__What the exercise asks__. Set down only those lines that fall from the line containing "Emit a Python" through the line containing "ages = list(range(50))", unchanged and without pictures.

__Data for this exercise__.

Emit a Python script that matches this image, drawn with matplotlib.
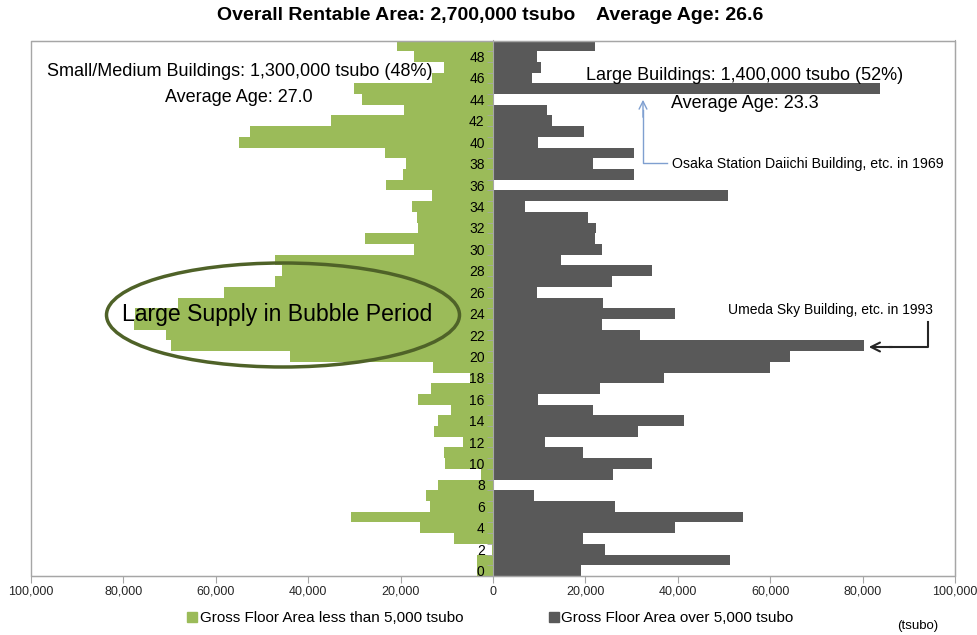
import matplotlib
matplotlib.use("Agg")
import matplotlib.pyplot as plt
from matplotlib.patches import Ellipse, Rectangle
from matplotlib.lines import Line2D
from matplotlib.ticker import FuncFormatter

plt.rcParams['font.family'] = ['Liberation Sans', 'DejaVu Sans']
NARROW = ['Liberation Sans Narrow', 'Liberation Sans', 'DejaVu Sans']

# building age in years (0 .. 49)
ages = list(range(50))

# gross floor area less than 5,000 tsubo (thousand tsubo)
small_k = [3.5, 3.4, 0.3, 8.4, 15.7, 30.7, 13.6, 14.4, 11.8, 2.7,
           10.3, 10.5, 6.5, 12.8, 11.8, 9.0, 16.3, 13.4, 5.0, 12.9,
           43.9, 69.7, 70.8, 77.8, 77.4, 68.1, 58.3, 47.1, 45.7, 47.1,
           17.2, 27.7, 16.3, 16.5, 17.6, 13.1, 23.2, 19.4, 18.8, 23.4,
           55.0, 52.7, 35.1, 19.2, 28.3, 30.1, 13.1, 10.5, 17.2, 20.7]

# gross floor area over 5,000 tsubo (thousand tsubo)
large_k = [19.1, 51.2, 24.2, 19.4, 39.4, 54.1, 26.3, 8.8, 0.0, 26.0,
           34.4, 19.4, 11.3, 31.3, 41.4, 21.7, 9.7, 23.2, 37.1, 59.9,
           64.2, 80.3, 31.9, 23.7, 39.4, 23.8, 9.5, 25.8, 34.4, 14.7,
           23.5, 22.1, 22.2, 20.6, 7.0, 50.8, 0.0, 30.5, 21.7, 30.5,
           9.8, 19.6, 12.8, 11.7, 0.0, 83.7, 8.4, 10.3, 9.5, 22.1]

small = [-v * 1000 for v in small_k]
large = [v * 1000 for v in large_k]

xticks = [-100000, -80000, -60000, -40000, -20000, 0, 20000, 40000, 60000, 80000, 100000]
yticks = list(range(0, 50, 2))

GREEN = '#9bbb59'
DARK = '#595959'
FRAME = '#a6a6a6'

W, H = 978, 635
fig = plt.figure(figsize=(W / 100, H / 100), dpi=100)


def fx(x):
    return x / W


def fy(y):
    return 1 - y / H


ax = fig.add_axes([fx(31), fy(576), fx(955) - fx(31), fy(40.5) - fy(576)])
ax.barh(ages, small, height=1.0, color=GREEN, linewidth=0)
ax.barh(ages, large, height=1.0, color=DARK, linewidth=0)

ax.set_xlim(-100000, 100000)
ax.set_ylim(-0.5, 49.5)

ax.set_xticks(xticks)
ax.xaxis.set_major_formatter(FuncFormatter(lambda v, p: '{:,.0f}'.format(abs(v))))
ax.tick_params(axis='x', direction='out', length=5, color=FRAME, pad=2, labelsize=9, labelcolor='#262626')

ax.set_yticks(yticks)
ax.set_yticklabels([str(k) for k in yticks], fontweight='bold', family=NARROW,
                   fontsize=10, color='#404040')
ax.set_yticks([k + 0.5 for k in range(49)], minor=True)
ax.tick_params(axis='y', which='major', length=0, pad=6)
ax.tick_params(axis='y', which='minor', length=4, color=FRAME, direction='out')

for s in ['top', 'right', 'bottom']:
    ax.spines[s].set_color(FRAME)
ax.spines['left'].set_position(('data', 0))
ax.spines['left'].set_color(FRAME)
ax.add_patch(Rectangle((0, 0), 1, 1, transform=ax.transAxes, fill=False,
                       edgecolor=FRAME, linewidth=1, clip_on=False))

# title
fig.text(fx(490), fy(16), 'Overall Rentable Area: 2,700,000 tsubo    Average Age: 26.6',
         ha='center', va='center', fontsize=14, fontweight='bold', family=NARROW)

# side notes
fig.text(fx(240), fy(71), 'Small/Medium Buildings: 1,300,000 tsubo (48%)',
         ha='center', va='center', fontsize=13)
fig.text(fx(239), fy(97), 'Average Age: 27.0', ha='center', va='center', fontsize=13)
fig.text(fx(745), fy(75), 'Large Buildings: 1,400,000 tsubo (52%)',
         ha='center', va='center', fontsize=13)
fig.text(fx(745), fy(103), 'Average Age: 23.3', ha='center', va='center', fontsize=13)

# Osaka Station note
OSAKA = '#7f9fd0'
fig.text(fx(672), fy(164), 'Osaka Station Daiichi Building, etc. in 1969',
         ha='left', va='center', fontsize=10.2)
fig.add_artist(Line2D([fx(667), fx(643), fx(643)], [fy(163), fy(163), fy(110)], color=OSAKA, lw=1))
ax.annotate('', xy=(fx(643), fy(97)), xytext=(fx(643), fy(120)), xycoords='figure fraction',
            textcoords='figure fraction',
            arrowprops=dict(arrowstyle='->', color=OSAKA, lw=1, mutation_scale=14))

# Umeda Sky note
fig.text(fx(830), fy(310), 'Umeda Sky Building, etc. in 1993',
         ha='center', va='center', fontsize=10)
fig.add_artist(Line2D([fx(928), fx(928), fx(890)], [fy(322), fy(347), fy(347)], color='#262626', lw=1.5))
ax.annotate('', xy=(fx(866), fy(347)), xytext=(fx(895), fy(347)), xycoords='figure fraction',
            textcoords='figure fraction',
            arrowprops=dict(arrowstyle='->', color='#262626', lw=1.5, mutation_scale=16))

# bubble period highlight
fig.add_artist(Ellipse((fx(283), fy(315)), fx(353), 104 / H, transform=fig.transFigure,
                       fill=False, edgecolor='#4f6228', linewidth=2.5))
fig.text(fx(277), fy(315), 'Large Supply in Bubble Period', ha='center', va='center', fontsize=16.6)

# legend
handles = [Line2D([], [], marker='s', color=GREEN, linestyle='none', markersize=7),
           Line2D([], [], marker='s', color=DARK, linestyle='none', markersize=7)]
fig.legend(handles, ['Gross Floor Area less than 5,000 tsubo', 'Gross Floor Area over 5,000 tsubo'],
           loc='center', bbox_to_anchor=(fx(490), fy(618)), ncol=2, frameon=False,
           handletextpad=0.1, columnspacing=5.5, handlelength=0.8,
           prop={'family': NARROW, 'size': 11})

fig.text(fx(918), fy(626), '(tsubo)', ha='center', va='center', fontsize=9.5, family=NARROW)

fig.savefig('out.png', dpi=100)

---

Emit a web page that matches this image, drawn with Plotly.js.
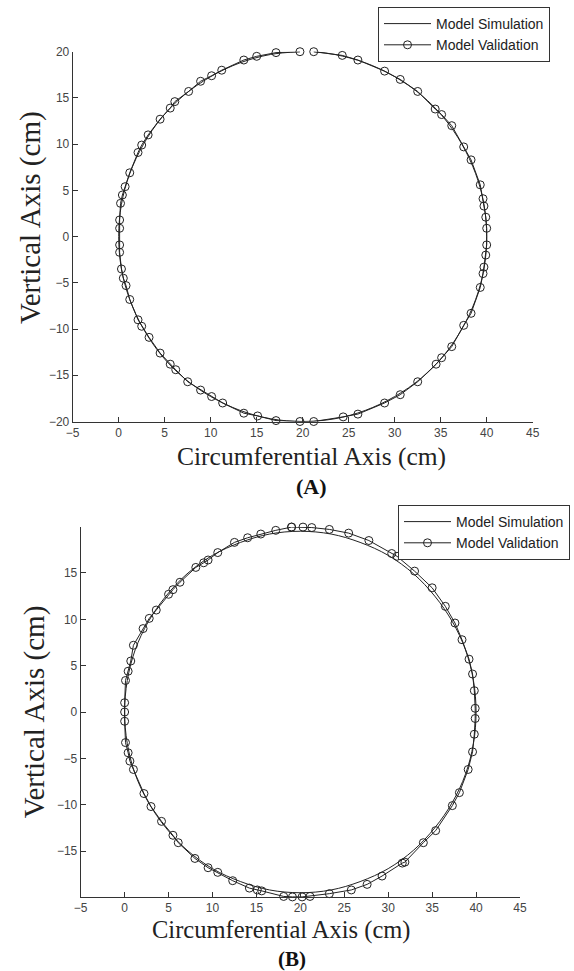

__Complete output__.
Emit a Python script that matches this image, drawn with matplotlib.
import matplotlib
matplotlib.use("Agg")
import matplotlib.pyplot as plt
from matplotlib.patches import Ellipse, Rectangle
from matplotlib.lines import Line2D
from matplotlib.ticker import FuncFormatter

plt.rcParams['font.family'] = ['Liberation Sans', 'DejaVu Sans']
NARROW = ['Liberation Sans Narrow', 'Liberation Sans', 'DejaVu Sans']

# building age in years (0 .. 49)
ages = list(range(50))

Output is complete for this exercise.